**TASK DETAILS**
Copy all of the material word for word, except for the pictures.
-- SUPPLIED DATA start --
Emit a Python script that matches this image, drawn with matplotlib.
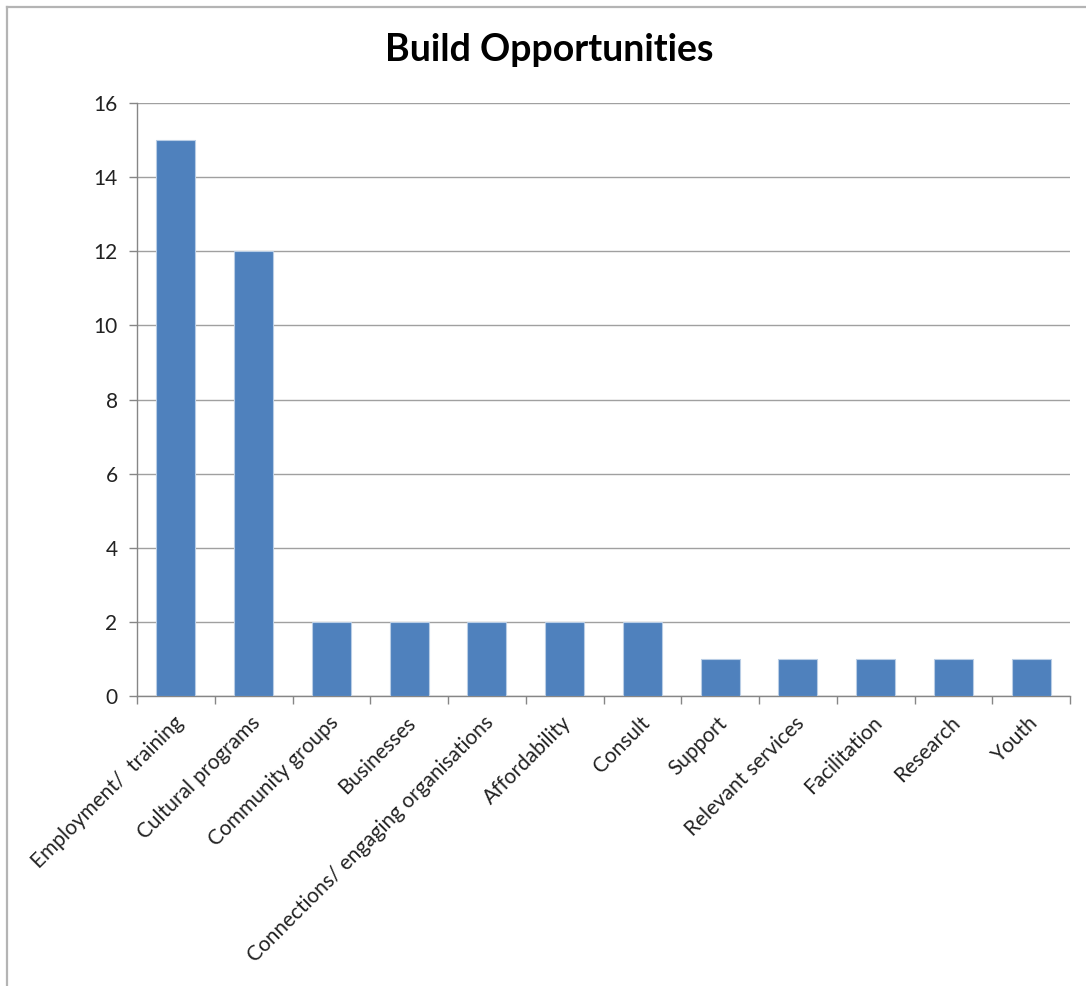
import matplotlib
matplotlib.use("Agg")
import matplotlib.pyplot as plt
from matplotlib.lines import Line2D

categories = ["Employment/  training", "Cultural programs", "Community groups", "Businesses",
              "Connections/ engaging organisations", "Affordability", "Consult", "Support",
              "Relevant services", "Facilitation", "Research", "Youth"]
values = [15, 12, 2, 2, 2, 2, 2, 1, 1, 1, 1, 1]
yticks = [0, 2, 4, 6, 8, 10, 12, 14, 16]

plt.rcParams['font.family'] = ['Lato', 'DejaVu Sans']

W, H = 1086, 986
fig = plt.figure(figsize=(W / 100, H / 100), dpi=100)
# frame lines (top and left only)
fig.lines.append(Line2D([7 / W, 1.0], [1 - 7 / H, 1 - 7 / H], transform=fig.transFigure,
                        color='#B4B4B4', linewidth=1.6))
fig.lines.append(Line2D([7 / W, 7 / W], [0.0, 1 - 7 / H], transform=fig.transFigure,
                        color='#B4B4B4', linewidth=1.6))

ax = fig.add_axes([137 / W, 1 - 696 / H, 933 / W, 593 / H])

x = list(range(len(categories)))
ax.bar(x, values, width=0.5, color='#4F81BD', edgecolor='#B9CDE5', linewidth=0.8, zorder=3)
ax.set_xlim(-0.5, len(categories) - 0.5)
ax.set_ylim(0, 16)
ax.set_yticks(yticks)
ax.set_yticklabels([str(v) for v in yticks], fontsize=15, color='#222222')
ax.grid(axis='y', color='#A0A0A0', linewidth=1.0, zorder=0)
ax.set_axisbelow(True)

ax.set_xticks([i - 0.5 for i in range(len(categories) + 1)])
ax.set_xticklabels([])
ax.tick_params(axis='x', length=6, color='#868686', width=1)
ax.tick_params(axis='y', length=6, color='#868686', width=1, pad=8)
for i, c in enumerate(categories):
    ax.text(i - 0.04, -0.45, c, rotation=45, ha='right', va='top', rotation_mode='anchor',
            fontsize=15, color='#222222', transform=ax.transData)

for s in ['top', 'right']:
    ax.spines[s].set_visible(False)
for s in ['left', 'bottom']:
    ax.spines[s].set_color('#868686')
    ax.spines[s].set_linewidth(1.0)

fig.text(549 / W, 1 - 50 / H, "Build Opportunities", ha='center', va='center',
         fontsize=27, fontweight='bold', color='black')

fig.savefig("out.png", dpi=100)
-- SUPPLIED DATA end --
**WORKED SOLUTION**
Emit a Python script that matches this image, drawn with matplotlib.
import matplotlib
matplotlib.use("Agg")
import matplotlib.pyplot as plt
from matplotlib.lines import Line2D

categories = ["Employment/  training", "Cultural programs", "Community groups", "Businesses",
              "Connections/ engaging organisations", "Affordability", "Consult", "Support",
              "Relevant services", "Facilitation", "Research", "Youth"]
values = [15, 12, 2, 2, 2, 2, 2, 1, 1, 1, 1, 1]
yticks = [0, 2, 4, 6, 8, 10, 12, 14, 16]

plt.rcParams['font.family'] = ['Lato', 'DejaVu Sans']

W, H = 1086, 986
fig = plt.figure(figsize=(W / 100, H / 100), dpi=100)
# frame lines (top and left only)
fig.lines.append(Line2D([7 / W, 1.0], [1 - 7 / H, 1 - 7 / H], transform=fig.transFigure,
                        color='#B4B4B4', linewidth=1.6))
fig.lines.append(Line2D([7 / W, 7 / W], [0.0, 1 - 7 / H], transform=fig.transFigure,
                        color='#B4B4B4', linewidth=1.6))

ax = fig.add_axes([137 / W, 1 - 696 / H, 933 / W, 593 / H])

x = list(range(len(categories)))
ax.bar(x, values, width=0.5, color='#4F81BD', edgecolor='#B9CDE5', linewidth=0.8, zorder=3)
ax.set_xlim(-0.5, len(categories) - 0.5)
ax.set_ylim(0, 16)
ax.set_yticks(yticks)
ax.set_yticklabels([str(v) for v in yticks], fontsize=15, color='#222222')
ax.grid(axis='y', color='#A0A0A0', linewidth=1.0, zorder=0)
ax.set_axisbelow(True)

ax.set_xticks([i - 0.5 for i in range(len(categories) + 1)])
ax.set_xticklabels([])
ax.tick_params(axis='x', length=6, color='#868686', width=1)
ax.tick_params(axis='y', length=6, color='#868686', width=1, pad=8)
for i, c in enumerate(categories):
    ax.text(i - 0.04, -0.45, c, rotation=45, ha='right', va='top', rotation_mode='anchor',
            fontsize=15, color='#222222', transform=ax.transData)

for s in ['top', 'right']:
    ax.spines[s].set_visible(False)
for s in ['left', 'bottom']:
    ax.spines[s].set_color('#868686')
    ax.spines[s].set_linewidth(1.0)

fig.text(549 / W, 1 - 50 / H, "Build Opportunities", ha='center', va='center',
         fontsize=27, fontweight='bold', color='black')

fig.savefig("out.png", dpi=100)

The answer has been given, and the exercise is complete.